The way this site works is straightforward: every guide and review is built from aggregated public evidence. Owners consistently report their real-world longevity numbers in forum threads and verified purchase reviews — I compile those reports, weight them by reviewer credibility, and surface the honest central tendency. Published specs tell me diffusion surface area, refill volume, and carrier composition. Cost-per-use math tells me whether a $90 refillable system beats a $12 monthly disposable over a year. I synthesize all of that into a recommendation you can act on without spending two hours doing the same research yourself.

What we refuse to do here is pretend the bottom of the market is the whole market. Too many automotive guides treat anything above $20 as an extravagance worth a single dismissive sentence. That framing quietly cheats readers who are genuinely interested in the premium and artisan tier — and it cheats the category, which has real craft and design thinking happening at the higher price points. We also refuse to let affiliate economics distort our rankings. A product with a higher commission rate does not move up a list because of it; products move up because owners consistently report satisfaction and the specs support the price.

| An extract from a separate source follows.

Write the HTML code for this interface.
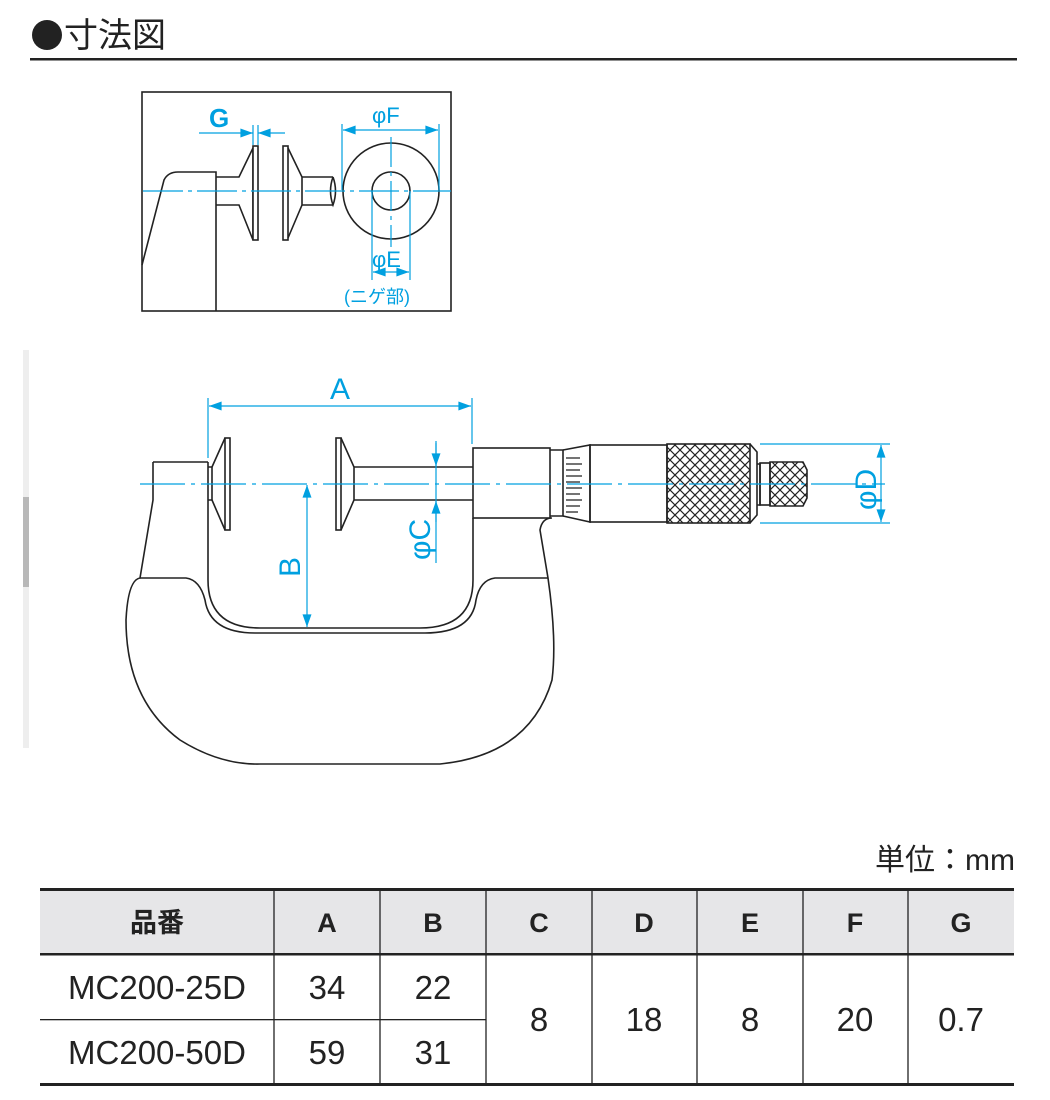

This site is for anyone who cares about what their car smells like beyond the purely functional minimum — the detailer who treats the cabin as a sensory environment, the fragrance enthusiast who wants the same intentionality inside their vehicle that they apply to personal scent, the daily commuter who has burned through enough disappointing vent clips to want a proper answer, and the gift-buyer looking for something more considered than a gas-station impulse purchase. If you fall anywhere in that range, you are exactly who I am writing for.